<h1> 4. Support Vector Machine Model (Train + Performance Evaluation) </h1>

In [22]:
import sys
from sklearn.model_selection import train_test_split
import matplotlib.pyplot as plt
from sklearn.svm import SVC
from sklearn.ensemble import RandomForestClassifier
from sklearn.metrics import accuracy_score
import numpy as np
from pathlib import Path
from data.input_data import DatasetCreator

### Get the absolute path of the current file

In [23]:
# Get the absolute path of the current file
current_file_path = Path('ensemble_model_random_forest.ipynb').resolve()

# Get the directory of the current file
project_dir = current_file_path.parent

# Add the project directory to sys.path
sys.path.insert(0, str(project_dir))

### Step 1: Create Datasets


In [24]:
dataset_creator = DatasetCreator()
blob_dataset = dataset_creator.create_blob_dataset()
circles_dataset = dataset_creator.create_make_circles_dataset()

### Step 2: Preprocesing - Split Data into Training, Validation, and Test Sets

In [25]:
X_blob, y_blob = blob_dataset['X'], blob_dataset['y']
X_circles, y_circles = circles_dataset['X'], circles_dataset['y']

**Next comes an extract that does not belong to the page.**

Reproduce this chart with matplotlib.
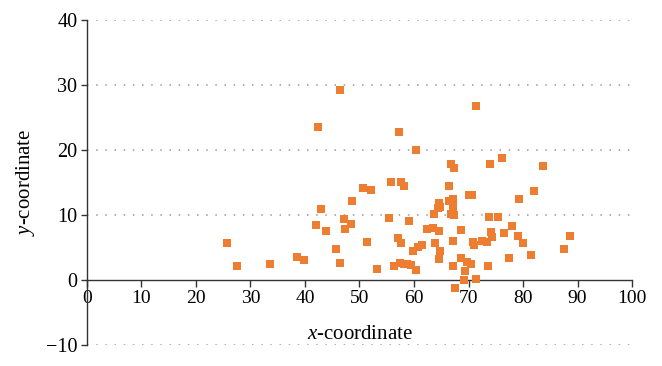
import matplotlib.pyplot as plt

# scatter values
x_vals = [46.4, 42.3, 57.3, 60.4, 71.3, 66.8, 67.3, 73.9, 76.2, 83.7,
          55.7, 57.6, 58.2, 50.7, 52.2, 66.5, 70.1, 70.6, 79.3, 82.1,
          48.6, 42.9, 66.5, 67.2, 67.2, 67.1, 66.7, 67.4, 64.5, 64.8,
          64.4, 63.6, 73.8, 75.4, 47.2, 55.4, 59.0, 42.0, 48.4, 47.3,
          43.8, 62.4, 63.4, 64.6, 68.6, 77.9, 74.1, 74.3, 76.6, 79.0,
          88.6, 25.6, 51.3, 57.1, 57.7, 67.1, 63.9, 70.8, 71.0, 72.4,
          73.4, 80.0, 61.5, 60.8, 45.6, 59.8, 64.8, 64.5, 68.6, 69.7,
          70.5, 77.5, 81.5, 87.6, 38.5, 39.9, 27.6, 33.5, 46.4, 53.2,
          56.4, 57.4, 58.2, 58.8, 59.4, 60.4, 67.1, 73.5, 69.3, 69.1,
          71.3, 67.6]
y_vals = [29.2, 23.5, 22.7, 20.0, 26.8, 17.9, 17.3, 17.9, 18.7, 17.5,
          15.1, 15.1, 14.4, 14.1, 13.8, 14.4, 13.0, 13.0, 12.5, 13.7,
          12.2, 10.9, 12.1, 12.5, 11.8, 11.1, 10.2, 10.0, 11.8, 11.3,
          11.0, 10.2, 9.7, 9.7, 9.4, 9.6, 9.1, 8.4, 8.6, 7.8,
          7.5, 7.8, 8.0, 7.5, 7.7, 8.3, 7.4, 6.6, 7.2, 6.8,
          6.7, 5.7, 5.9, 6.4, 5.7, 6.0, 5.7, 5.8, 5.4, 6.0,
          5.8, 5.7, 5.4, 5.0, 4.8, 4.4, 4.5, 3.3, 3.4, 2.8,
          2.4, 3.4, 3.9, 4.8, 3.6, 3.1, 2.2, 2.4, 2.6, 1.7,
          2.1, 2.6, 2.5, 2.4, 2.3, 1.6, 2.1, 2.1, 1.4, 0.0,
          0.2, -1.3]

x_ticks = [0, 10, 20, 30, 40, 50, 60, 70, 80, 90, 100]
y_ticks = [-10, 0, 10, 20, 30, 40]

plt.rcParams['font.family'] = ['Liberation Serif', 'DejaVu Serif']
plt.rcParams['axes.unicode_minus'] = True
plt.rcParams['mathtext.fontset'] = 'custom'
plt.rcParams['mathtext.rm'] = 'Liberation Serif'
plt.rcParams['mathtext.it'] = 'Liberation Serif:italic'

fig = plt.figure(figsize=(6.62, 3.66), dpi=100)
ax = fig.add_axes([0.1314, 0.0574, 0.8233, 0.888])

# dotted horizontal gridlines
for yv in y_ticks:
    if yv != 0:
        ax.axhline(yv, color='#9a9a9a', linestyle=(0, (1, 5)), linewidth=1.1, zorder=0)

ax.scatter(x_vals, y_vals, marker='s', s=30, color='#ED7D31', linewidths=0, zorder=3)

ax.set_xlim(0, 100)
ax.set_ylim(-10, 40)
ax.set_xticks(x_ticks)
ax.set_yticks(y_ticks)

ax.spines['top'].set_visible(False)
ax.spines['right'].set_visible(False)
ax.spines['bottom'].set_position(('data', 0))
for s in ['left', 'bottom']:
    ax.spines[s].set_color('#333333')
    ax.spines[s].set_linewidth(1.0)

ax.tick_params(axis='x', direction='out', length=5, width=1, color='#333333',
               labelsize=14, pad=2)
ax.tick_params(axis='y', direction='out', length=4, width=1, color='#333333',
               labelsize=14.5, pad=3)

ax.set_xlabel(r'$\it{x}$-coordinate', fontsize=15)
ax.xaxis.set_label_coords(0.5, 0.062)
ax.set_ylabel(r'$\it{y}$-coordinate', fontsize=15)
ax.yaxis.set_label_coords(-0.092, 0.5)

fig.savefig('out.png', dpi=100)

### Split blob dataset into training and temporary (remaining) data

In [26]:

X_blob_train_temp, X_blob_test, y_blob_train_temp, y_blob_test = train_test_split(X_blob, y_blob, test_size=0.2,
                                                                                  random_state=42)
X_blob_train, X_blob_val, y_blob_train, y_blob_val = train_test_split(X_blob_train_temp, y_blob_train_temp,test_size=0.25, random_state=42)

print(f"Blob Dataset:")
print(f"Train set: {X_blob_train.shape}, Validation set: {X_blob_val.shape}, Test set: {X_blob_test.shape}")

Blob Dataset:
Train set: (660, 2), Validation set: (220, 2), Test set: (220, 2)


### Split circles dataset into training and temporary (remaining) data

In [27]:
X_circles_train_temp, X_circles_test, y_circles_train_temp, y_circles_test = train_test_split(X_circles, y_circles,test_size=0.2,random_state=42)
X_circles_train, X_circles_val, y_circles_train, y_circles_val = train_test_split(X_circles_train_temp, y_circles_train_temp, test_size=0.25,random_state=42)

print(f"\nCircles Dataset:")
print(f"Train set: {X_circles_train.shape}, Validation set: {X_circles_val.shape}, Test set: {X_circles_test.shape}")


Circles Dataset:
Train set: (300, 2), Validation set: (100, 2), Test set: (100, 2)


### Train basic model SVM on blob dataset

In [28]:
svm_model_blob = SVC(kernel='linear', C=1.0)
svm_model_blob = svm_model_blob.fit(X_blob_train, y_blob_train)

### Evaluate model performance on Blob Test set

In [29]:
svm_blob_accuracy = accuracy_score(y_blob_test, svm_model_blob.predict(X_blob_test))
print(f"SVM Blob Accuracy on Blob Dataset: {svm_blob_accuracy:.4f}")

SVM Blob Accuracy on Blob Dataset: 0.9545


### Train basic model SVM on circle dataset

In [30]:
svm_model_circle = SVC(kernel='linear', C=1.0)
svm_model_circle = svm_model_circle.fit(X_circles_train, y_circles_train)

### Evaluate model performance on Circle Test set

In [31]:
svm_circle_accuracy = accuracy_score(y_circles_test, svm_model_circle.predict(X_circles_test))
print(f"SVM Cicles Dataset Accuracy: {svm_circle_accuracy}")

SVM Cicles Dataset Accuracy: 0.49


### In Conclusion, The SVM performs exceptionally well with the accuracy score of 0.9545 on the Blob dataset. A score close to 1.0 suggests that the SVM can effectively separate the classes in the Blob dataset with high accuracy. In contrast to that, The SVM performs poorly (accuracy of 0.44), suggesting that the data points in the Circles dataset are not effectively separated by the linear SVM kernel.